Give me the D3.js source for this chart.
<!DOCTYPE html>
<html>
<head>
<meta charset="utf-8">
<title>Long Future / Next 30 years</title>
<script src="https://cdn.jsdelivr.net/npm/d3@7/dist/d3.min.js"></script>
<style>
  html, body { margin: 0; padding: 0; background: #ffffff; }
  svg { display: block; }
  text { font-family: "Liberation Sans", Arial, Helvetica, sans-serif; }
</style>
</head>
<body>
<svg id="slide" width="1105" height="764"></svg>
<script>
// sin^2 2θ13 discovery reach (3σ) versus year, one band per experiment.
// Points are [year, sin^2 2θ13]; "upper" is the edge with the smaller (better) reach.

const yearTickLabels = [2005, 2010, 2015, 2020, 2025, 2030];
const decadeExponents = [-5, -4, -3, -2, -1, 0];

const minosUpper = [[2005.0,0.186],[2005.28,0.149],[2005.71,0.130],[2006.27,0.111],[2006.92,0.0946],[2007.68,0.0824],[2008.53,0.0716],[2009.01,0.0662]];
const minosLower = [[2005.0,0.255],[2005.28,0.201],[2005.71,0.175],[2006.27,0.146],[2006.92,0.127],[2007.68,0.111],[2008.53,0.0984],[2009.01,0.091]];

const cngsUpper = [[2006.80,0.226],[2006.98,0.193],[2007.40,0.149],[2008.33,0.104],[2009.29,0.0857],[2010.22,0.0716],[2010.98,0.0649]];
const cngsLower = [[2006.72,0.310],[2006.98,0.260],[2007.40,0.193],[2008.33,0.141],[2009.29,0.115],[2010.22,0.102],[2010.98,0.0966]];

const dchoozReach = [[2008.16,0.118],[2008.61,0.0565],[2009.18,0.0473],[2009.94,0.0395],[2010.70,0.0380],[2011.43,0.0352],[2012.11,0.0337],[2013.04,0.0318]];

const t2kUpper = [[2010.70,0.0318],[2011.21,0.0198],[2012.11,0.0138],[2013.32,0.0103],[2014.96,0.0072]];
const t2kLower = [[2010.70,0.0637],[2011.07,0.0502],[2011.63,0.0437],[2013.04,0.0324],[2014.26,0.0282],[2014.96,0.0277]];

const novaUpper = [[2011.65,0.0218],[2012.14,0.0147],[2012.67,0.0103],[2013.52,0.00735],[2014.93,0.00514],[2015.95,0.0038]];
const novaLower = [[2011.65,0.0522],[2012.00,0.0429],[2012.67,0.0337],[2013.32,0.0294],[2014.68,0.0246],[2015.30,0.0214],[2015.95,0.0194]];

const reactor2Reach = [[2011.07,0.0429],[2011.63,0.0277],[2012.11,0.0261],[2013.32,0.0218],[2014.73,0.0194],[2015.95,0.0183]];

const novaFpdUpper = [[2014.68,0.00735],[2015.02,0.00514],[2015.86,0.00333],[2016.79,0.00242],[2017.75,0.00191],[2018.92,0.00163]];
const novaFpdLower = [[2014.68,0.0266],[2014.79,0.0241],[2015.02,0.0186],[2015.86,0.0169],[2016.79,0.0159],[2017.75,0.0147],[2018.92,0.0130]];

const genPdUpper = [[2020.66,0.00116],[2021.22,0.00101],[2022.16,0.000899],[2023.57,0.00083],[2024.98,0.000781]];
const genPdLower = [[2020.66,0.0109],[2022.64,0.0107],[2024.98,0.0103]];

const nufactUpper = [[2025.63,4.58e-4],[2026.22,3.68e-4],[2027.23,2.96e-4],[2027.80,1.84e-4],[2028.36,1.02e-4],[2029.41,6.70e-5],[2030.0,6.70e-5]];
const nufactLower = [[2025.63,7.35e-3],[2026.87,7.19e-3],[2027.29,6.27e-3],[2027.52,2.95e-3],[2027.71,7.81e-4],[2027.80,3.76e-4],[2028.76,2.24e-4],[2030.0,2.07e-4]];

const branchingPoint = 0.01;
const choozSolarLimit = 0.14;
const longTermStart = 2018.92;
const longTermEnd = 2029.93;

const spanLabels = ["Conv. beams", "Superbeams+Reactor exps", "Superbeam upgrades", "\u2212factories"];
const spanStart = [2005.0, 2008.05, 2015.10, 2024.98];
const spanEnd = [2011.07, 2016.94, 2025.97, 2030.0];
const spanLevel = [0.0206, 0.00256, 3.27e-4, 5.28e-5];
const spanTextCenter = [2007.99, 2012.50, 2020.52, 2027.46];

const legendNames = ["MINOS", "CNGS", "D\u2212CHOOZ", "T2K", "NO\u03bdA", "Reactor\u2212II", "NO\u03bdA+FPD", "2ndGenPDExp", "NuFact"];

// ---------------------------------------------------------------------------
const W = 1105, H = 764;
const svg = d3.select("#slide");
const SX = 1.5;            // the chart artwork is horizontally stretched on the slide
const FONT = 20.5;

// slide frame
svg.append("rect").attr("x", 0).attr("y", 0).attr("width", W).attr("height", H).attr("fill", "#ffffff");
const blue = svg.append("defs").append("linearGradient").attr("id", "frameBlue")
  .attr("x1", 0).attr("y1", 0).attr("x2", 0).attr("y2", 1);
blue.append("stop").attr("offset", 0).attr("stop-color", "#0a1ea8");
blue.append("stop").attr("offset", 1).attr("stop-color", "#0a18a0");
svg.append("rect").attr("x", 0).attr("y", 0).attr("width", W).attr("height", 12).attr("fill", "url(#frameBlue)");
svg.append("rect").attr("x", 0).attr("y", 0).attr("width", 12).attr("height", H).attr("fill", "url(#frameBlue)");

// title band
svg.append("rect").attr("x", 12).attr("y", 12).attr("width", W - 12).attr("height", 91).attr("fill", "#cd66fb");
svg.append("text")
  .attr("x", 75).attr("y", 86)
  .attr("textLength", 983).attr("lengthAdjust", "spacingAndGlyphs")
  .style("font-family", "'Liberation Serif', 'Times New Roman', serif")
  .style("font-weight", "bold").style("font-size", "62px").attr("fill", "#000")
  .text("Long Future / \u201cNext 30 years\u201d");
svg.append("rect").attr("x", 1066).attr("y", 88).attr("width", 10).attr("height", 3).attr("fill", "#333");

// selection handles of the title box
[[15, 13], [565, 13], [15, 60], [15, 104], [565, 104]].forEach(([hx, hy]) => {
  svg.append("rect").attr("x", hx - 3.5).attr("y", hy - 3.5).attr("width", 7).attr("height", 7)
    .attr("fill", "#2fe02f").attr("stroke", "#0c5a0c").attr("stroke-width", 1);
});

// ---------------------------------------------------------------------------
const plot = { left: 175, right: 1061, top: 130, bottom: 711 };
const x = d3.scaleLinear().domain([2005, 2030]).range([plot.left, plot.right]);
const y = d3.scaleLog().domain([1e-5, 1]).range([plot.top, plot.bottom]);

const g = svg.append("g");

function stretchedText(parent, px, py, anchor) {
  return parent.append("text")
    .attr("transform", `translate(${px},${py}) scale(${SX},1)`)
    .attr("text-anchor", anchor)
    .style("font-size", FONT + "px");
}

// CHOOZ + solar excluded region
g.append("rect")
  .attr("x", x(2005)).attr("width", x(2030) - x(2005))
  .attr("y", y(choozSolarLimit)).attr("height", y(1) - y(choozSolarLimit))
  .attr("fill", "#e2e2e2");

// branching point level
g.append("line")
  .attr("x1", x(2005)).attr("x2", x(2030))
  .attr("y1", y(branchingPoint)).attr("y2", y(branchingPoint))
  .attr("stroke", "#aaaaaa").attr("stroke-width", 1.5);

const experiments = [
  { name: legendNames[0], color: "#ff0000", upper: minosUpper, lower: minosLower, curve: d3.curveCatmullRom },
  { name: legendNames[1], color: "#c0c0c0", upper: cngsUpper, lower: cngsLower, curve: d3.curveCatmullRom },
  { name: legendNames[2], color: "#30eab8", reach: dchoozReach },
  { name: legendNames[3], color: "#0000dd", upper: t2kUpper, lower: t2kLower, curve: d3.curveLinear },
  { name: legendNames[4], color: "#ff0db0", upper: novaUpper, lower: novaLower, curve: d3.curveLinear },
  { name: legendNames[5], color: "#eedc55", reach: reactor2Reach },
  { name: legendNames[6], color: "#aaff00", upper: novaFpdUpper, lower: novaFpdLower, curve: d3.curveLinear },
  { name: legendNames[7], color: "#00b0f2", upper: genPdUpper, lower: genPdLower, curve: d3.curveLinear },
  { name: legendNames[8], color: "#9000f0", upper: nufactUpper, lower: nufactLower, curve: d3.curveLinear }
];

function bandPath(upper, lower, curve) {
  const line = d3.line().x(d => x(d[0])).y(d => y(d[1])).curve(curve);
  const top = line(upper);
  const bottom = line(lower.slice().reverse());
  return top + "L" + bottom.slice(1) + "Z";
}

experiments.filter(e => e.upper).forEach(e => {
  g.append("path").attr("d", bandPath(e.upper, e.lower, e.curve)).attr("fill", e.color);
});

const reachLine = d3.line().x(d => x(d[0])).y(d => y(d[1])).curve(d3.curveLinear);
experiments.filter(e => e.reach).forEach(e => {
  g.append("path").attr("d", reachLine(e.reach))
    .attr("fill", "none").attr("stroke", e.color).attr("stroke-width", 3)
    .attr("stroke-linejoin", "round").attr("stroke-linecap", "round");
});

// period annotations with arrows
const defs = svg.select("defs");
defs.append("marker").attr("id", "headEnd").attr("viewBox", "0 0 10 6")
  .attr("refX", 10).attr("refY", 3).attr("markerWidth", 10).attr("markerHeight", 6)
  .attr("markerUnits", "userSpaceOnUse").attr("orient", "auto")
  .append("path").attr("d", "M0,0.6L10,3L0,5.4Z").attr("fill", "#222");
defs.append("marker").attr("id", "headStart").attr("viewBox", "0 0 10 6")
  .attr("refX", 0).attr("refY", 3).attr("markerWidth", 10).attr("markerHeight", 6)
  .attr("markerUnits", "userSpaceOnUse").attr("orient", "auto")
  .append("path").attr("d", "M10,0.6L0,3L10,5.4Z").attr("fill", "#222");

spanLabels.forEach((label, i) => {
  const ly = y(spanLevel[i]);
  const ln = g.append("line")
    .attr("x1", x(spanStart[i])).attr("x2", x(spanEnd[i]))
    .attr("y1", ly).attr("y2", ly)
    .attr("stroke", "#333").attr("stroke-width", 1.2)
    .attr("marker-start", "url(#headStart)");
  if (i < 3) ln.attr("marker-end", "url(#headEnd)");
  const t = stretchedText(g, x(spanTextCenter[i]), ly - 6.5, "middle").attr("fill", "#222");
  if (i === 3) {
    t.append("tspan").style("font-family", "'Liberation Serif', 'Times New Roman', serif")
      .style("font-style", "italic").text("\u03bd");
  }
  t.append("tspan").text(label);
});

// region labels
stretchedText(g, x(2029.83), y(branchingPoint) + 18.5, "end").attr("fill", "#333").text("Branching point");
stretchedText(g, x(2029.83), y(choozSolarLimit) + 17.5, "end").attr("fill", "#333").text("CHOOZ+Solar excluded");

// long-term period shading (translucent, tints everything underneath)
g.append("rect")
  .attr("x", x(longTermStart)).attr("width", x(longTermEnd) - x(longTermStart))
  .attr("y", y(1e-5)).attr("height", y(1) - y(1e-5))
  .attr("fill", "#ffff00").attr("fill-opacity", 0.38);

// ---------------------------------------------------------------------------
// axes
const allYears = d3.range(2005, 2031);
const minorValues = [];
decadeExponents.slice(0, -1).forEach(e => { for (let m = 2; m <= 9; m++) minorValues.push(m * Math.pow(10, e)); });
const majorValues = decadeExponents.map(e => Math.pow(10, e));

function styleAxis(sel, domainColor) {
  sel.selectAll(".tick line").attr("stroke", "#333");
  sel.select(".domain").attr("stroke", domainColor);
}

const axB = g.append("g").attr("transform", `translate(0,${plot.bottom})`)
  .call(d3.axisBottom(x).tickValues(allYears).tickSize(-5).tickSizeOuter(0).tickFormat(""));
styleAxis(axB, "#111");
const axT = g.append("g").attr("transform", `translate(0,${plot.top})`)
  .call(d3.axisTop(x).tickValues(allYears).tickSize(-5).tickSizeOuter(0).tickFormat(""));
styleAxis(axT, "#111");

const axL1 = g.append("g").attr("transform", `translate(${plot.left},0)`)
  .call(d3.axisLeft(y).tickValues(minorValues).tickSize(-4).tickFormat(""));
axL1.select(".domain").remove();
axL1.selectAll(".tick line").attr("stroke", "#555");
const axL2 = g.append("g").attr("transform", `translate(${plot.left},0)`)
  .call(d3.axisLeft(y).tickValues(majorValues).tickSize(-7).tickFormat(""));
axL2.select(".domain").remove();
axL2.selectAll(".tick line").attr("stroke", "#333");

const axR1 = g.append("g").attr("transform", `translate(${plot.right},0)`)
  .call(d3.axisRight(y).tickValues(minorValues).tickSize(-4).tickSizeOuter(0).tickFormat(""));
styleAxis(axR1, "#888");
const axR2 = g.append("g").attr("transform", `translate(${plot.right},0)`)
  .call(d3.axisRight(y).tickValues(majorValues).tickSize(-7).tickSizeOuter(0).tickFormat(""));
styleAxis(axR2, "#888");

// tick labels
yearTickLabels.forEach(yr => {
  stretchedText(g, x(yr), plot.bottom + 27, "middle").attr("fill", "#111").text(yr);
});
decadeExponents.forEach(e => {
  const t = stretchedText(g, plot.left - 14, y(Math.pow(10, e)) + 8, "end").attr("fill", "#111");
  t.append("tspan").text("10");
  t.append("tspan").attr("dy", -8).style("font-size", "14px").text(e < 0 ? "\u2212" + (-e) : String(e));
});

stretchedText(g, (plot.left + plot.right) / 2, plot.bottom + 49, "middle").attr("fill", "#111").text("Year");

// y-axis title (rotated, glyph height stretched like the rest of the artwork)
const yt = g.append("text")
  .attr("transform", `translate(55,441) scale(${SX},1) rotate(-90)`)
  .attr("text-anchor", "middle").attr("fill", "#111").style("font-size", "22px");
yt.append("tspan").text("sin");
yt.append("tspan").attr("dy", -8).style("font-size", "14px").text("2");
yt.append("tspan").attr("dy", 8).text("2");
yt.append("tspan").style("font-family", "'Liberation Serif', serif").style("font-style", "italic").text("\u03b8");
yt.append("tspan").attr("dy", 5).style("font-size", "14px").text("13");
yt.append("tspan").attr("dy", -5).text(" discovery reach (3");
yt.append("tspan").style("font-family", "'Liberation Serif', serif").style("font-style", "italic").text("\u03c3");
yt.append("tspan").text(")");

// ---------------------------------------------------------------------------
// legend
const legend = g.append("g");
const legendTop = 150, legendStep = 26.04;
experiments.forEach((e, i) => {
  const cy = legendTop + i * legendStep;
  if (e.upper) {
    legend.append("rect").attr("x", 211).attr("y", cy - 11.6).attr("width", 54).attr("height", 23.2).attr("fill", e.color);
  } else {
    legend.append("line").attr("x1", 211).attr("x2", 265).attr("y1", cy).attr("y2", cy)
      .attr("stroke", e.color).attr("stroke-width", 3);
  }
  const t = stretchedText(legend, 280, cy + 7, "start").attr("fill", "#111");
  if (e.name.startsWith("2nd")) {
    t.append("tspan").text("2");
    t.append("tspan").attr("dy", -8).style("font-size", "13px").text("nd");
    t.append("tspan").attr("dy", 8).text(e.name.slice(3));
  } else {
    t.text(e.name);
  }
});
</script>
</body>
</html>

——

◆ **Exercise requirements**
Search the data above for the word "chart", then gather each line in which it appears.

◆ **Full answer**
Give me the D3.js source for this chart.
const SX = 1.5;            // the chart artwork is horizontally stretched on the slide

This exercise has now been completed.